L’UOMO E LA SUA FAMIGLIA
”Io – aggiunge, in ultimo, l’Ambasciatore di Pace – amo molto leggere, specialmente le opere di autori come, ad esempio, il poeta ed artista libanese dell’Otto-Novecento,, poi naturalizzato statunitense, Khalil Gibran; e saggi sulla vita e il pensiero del Profeta. Ma soprattutto, amo dedicarmi alla famiglia, ai miei figli; in una prospettiva, chiaramente, non solo personale. Sviluppare, far crescere con affetto il legame con la propria famiglia è essenziale per ogni uomo, per la crescita dell’identità sua e, appunto, dei suoi familiari: mentre i figli, in ogni Paese, rappresentano davvero il futuro, una risorsa essenziale per tutte le famiglie, l’intera società e l’intera nazione. Specialmente, direi, per quanti, come me, vivono tra due Paesi (nel mio caso, Libano e Italia), in continua dialettica tra due culture, due religioni, due diversi ordinamenti e in parte sistemi di valori”.

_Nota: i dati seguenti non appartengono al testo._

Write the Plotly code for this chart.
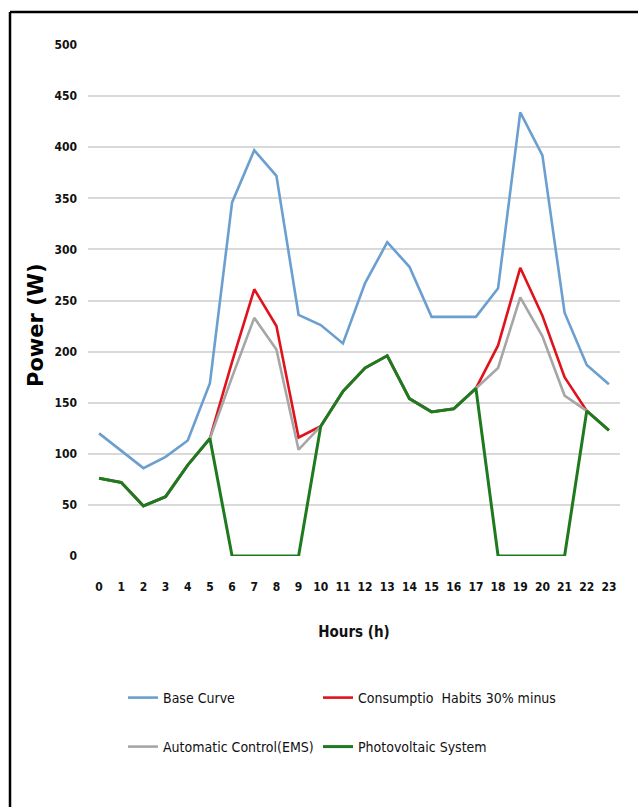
import plotly.graph_objects as go

hours = list(range(24))
hour_labels = [str(h) for h in hours]

base_curve = [120, 103, 86, 97, 113, 169, 346, 397, 372, 236, 226, 208,
              267, 307, 283, 234, 234, 234, 262, 434, 392, 238, 187, 168]
habits_30 = [76, 72, 49, 58, 89, 115, 190, 261, 225, 116, 127, 161,
             184, 196, 154, 141, 144, 164, 206, 282, 235, 175, 142, 123]
ems = [76, 72, 49, 58, 89, 115, 175, 233, 202, 104, 127, 161,
       184, 196, 154, 141, 144, 164, 184, 253, 215, 157, 142, 123]
photovoltaic = [76, 72, 49, 58, 89, 115, 0, 0, 0, 0, 127, 161,
                184, 196, 154, 141, 144, 164, 0, 0, 0, 0, 142, 123]

names = ["Base Curve", "Consumptio\u00a0 Habits 30% minus",
         "Automatic Control(EMS)", "Photovoltaic System"]
colors = ["#6b9fd0", "#e0131c", "#a6a6a6", "#1f7a1f"]
widths = [2.6, 2.6, 2.6, 3.0]
legend_ids = ["legend", "legend2", "legend3", "legend4"]
series = [base_curve, habits_30, ems, photovoltaic]

fig = go.Figure()
for name, vals, c, w, lg in zip(names, series, colors, widths, legend_ids):
    fig.add_trace(go.Scatter(x=hour_labels, y=vals, mode="lines", name=name,
                             line=dict(color=c, width=w), legend=lg))

narrow = "DejaVu Sans Condensed, Liberation Sans Narrow, sans-serif"

W, H = 638, 807
L, R, T, B = 88, 18, 45, 251
pw = W - L - R
ph = H - T - B
def px_x(p):
    return (p - L) / pw
def px_y(p):
    return (H - B - p) / ph

legend_pos = [(123, 698), (318, 698), (123, 747), (318, 747)]
legend_layout = {}
for lg, (lx, ly) in zip(legend_ids, legend_pos):
    legend_layout[lg] = dict(x=px_x(lx), y=px_y(ly), xanchor="left", yanchor="middle",
                             orientation="h",
                             font=dict(family=narrow, size=14, color="#111"),
                             bgcolor="rgba(0,0,0,0)")

fig.update_layout(
    width=W, height=H,
    margin=dict(l=L, r=R, t=T, b=B),
    paper_bgcolor="white", plot_bgcolor="white",
    showlegend=True,
    xaxis=dict(type="category", range=[-0.5, 23.5], showgrid=False, showline=False,
               zeroline=False,
               tickfont=dict(family=narrow, size=12, color="#111", weight="bold"),
               ticks="", ticklabelstandoff=22,
               title=dict(text="Hours (h)", standoff=33,
                          font=dict(family=narrow, size=15, color="#111", weight="bold"))),
    yaxis=dict(range=[0, 500], dtick=50, showgrid=True, gridcolor="#d9d9d9", gridwidth=1.5,
               zeroline=False, showline=False, ticks="", ticklabelstandoff=10,
               tickfont=dict(family=narrow, size=12, color="#111", weight="bold")),
    annotations=[
        dict(text="<b>Power (W)</b>", xref="paper", yref="paper", x=px_x(36), y=px_y(325),
             textangle=-90, showarrow=False, xanchor="center", yanchor="middle",
             font=dict(family="DejaVu Sans", size=21, color="#000")),
    ],
    shapes=[
        dict(type="line", xref="paper", yref="paper", x0=px_x(10), x1=px_x(660),
             y0=px_y(12), y1=px_y(12), line=dict(color="black", width=2.5)),
        dict(type="line", xref="paper", yref="paper", x0=px_x(10), x1=px_x(10),
             y0=px_y(12), y1=px_y(830), line=dict(color="black", width=2.5)),
    ],
    **legend_layout,
)

fig.write_html("out.html", config={"displayModeBar": False},
               post_script="document.body.style.margin='0';document.body.style.overflow='hidden';")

Infine dò un consiglio a tutti: non bisogno mai dimenticare che siamo umani e tali dobbiamo rimanere. Nel 1978 l’Assemblea generale dell’Onu ha adottato la risoluzione 33/73 sulla preparazione delle società a vivere in pace. L’articolo 1 di tale risoluzione dichiara: “Ogni nazione e ogni essere umano, a prescindere da considerazioni di razza, coscienza, lingua o sesso, ha il diritto intrinseco a vivere in pace. Il rispetto di tale diritto, al pari degli altri diritti umani, risponde agli interessi comuni di tutta l’umanità e costituisce una condizione indispensabile per il progresso di tutte le nazioni, grandi e piccole, in tutti i campi.”